35 thoughts on “Random Mormon Poll #14: What to do in Afghanistan?

  1. I voted “pull out immediately,” but the real answer is: announce immediately a new policy for afghanistan where aghanis are responsible for their own security. The new Obama doctrine is that we will leave the world alone if the world leaves the United States alone. The moment we are threatened or attacked, we will respond massively with deadly force, but if you leave us alone we will leave you alone. We will keep a “Delta Force” in the Persian Gulf to respond if necessary, but it will only be to respond to threats against the United States.

    Not likely to happen, but we can always hope…can’t we?

  2. I voted for a “gradual, orderly pull-out” simply because I don’t want to risk the lives of anymore US soldiers in Afghanistan and an immediate pull-out might do just that. If we were able to pull-out US troops within one year, I would be happy.

  3. @Geoff B.

    Btw, I like the Obama doctrine. We cannot continue to be the world’s police force. It’s time to disengage from global confrontation and engage in peaceful dialogue before we pull out the big guns.

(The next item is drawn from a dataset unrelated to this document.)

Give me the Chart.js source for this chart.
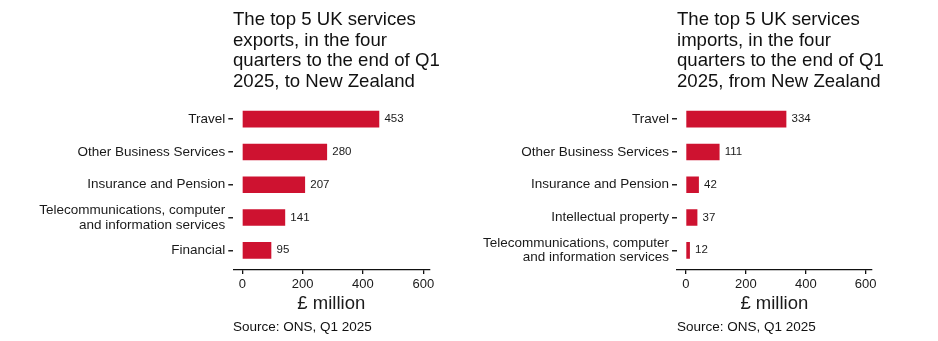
<!DOCTYPE html>
<html>
<head>
<meta charset="utf-8">
<script src="https://cdn.jsdelivr.net/npm/chart.js@4"></script>
<style>
  body { margin: 0; background: #fff; }
  #wrap { position: relative; width: 938px; height: 341px; font-family: "Liberation Sans", Arial, sans-serif; color: #111; }
  canvas { position: absolute; top: 0; }
  .title { position: absolute; top: 9.3px; font-size: 18.6px; line-height: 20.4px; white-space: nowrap; }
  .source { position: absolute; top: 318.7px; font-size: 13.5px; line-height: 15px; white-space: nowrap; }
</style>
</head>
<body>
<div id="wrap">
  <canvas id="exportsChart" width="469" height="341" style="left:0"></canvas>
  <canvas id="importsChart" width="469" height="341" style="left:469px"></canvas>
  <div class="title" style="left:233px">The top 5 UK services<br>exports, in the four<br>quarters to the end of Q1<br>2025, to New Zealand</div>
  <div class="title" style="left:677px">The top 5 UK services<br>imports, in the four<br>quarters to the end of Q1<br>2025, from New Zealand</div>
  <div class="source" style="left:233px">Source: ONS, Q1 2025</div>
  <div class="source" style="left:677px">Source: ONS, Q1 2025</div>
</div>
<script>
// Datos (£ millones)
const exportCategories = [
  "Travel",
  "Other Business Services",
  "Insurance and Pension",
  ["Telecommunications, computer", "and information services"],
  "Financial",
];
const exportValues = [453, 280, 207, 141, 95];

const importCategories = [
  "Travel",
  "Other Business Services",
  "Insurance and Pension",
  "Intellectual property",
  ["Telecommunications, computer", "and information services"],
];
const importValues = [334, 111, 42, 37, 12];

const xTicks = [0, 200, 400, 600];
const xAxisTitle = "£ million";

const fontFamily = '"Liberation Sans", Arial, sans-serif';
const barColor = "#CE1230";
const textColor = "#1a1a1a";

// Etiquetas de valor al final de cada barra
const valueLabels = {
  id: "valueLabels",
  afterDatasetsDraw(chart) {
    const ctx = chart.ctx;
    const meta = chart.getDatasetMeta(0);
    ctx.save();
    ctx.font = "11.5px " + fontFamily;
    ctx.fillStyle = textColor;
    ctx.textBaseline = "middle";
    ctx.textAlign = "left";
    meta.data.forEach(function (bar, i) {
      ctx.fillText(chart.data.datasets[0].data[i].x, bar.x + 5.5, bar.y);
    });
    ctx.restore();
  },
};

function makeChart(id, categories, values, axisWidth, rightPad) {
  const ctx = document.getElementById(id).getContext("2d");
  return new Chart(ctx, {
    type: "bar",
    data: {
      datasets: [
        {
          data: values.map((v, i) => ({ x: v, y: i })),
          backgroundColor: barColor,
          borderWidth: 0,
          barThickness: 16,
        },
      ],
    },
    plugins: [valueLabels],
    options: {
      indexAxis: "y",
      responsive: false,
      animation: false,
      events: [],
      layout: { padding: { left: 0, right: rightPad, top: 99.5, bottom: 23 } },
      plugins: { legend: { display: false }, tooltip: { enabled: false } },
      scales: {
        y: {
          type: "linear",
          reverse: true,
          offset: false,
          min: -0.6,
          max: 4.6,
          afterBuildTicks: (scale) => {
            scale.ticks = categories.map((c, i) => ({ value: i }));
          },
          afterFit: (scale) => {
            scale.width = axisWidth;
          },
          ticks: {
            callback: (value) => categories[value],
            color: textColor,
            padding: 3,
            font: { family: fontFamily, size: 13.5, lineHeight: 1.1 },
          },
          grid: {
            display: true,
            offset: false,
            drawOnChartArea: false,
            tickLength: 5,
            lineWidth: 1.5,
            color: "#222",
          },
          border: { display: false },
        },
        x: {
          type: "linear",
          min: -30,
          max: 620,
          afterBuildTicks: (scale) => {
            scale.ticks = xTicks.map((v) => ({ value: v }));
          },
          afterFit: (scale) => {
            scale.height = 48;
          },
          ticks: {
            color: textColor,
            padding: 3,
            maxRotation: 0,
            font: { family: fontFamily, size: 13 },
          },
          grid: {
            display: true,
            drawOnChartArea: false,
            tickLength: 4,
            lineWidth: 1.3,
            color: "#111",
          },
          border: { display: true, color: "#111", width: 1.3 },
          title: {
            display: true,
            text: xAxisTitle,
            color: textColor,
            padding: { top: 0, bottom: 2.5 },
            font: { family: fontFamily, size: 18.5 },
          },
        },
      },
    },
  });
}

makeChart("exportsChart", exportCategories, exportValues, 233.3, 39.7);
makeChart("importsChart", importCategories, importValues, 208, 66.3);
</script>
</body>
</html>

  4. My problem with Afghanistan is the same problem I had with Iraq, our enemy isn’t there. The people that attacked us weren’t in Iraq and they aren’t residing in Afghanistan. Use dialogue instead of fighting and gradually pull out. I’d be happy if a large majority of the troops were out in two years as long as they started taking steps now to show we aren’t increasing troop levels and are starting to bring people home.

  5. So Geoff, do you actually agree with the talk-first Obama doctrine? What a pleasant surprise.

  6. I voted, “Do whatever Glenn Beck says we should do. ESPECIALLY since Obama’s public opinion is so low.” C’mon, Brian, since when do you guys care about opinion polls??

    (By the way, truly I voted, “Send the 40k troops requested by Gen. McChrystal.”)

  7. @Hunter

    I honestly could not tell you what Glenn Beck’s position on Afghanistan is, nor do I care what he thinks about what we should do in Afghanistan. I am willing to trust Obama and McChrystal to take care of that issue. I’ll let Beck worry about controlling the frog population. ;-)

    My sincere desire is for Obama to scale back and pull out, but I would understand if he decided to send in 40k troops. It never ceases to amaze me how multiple countries can invade the same country and think the results will be different from what happened previously.

    Btw, who are you referring to when you say “you guys”? And when did I say I didn’t care about polls? I ask leading poll questions almost every week on M*. ;-)

  8. “You guys” = all you Republican cheerleaders here at Millennial Star, of course! [wink]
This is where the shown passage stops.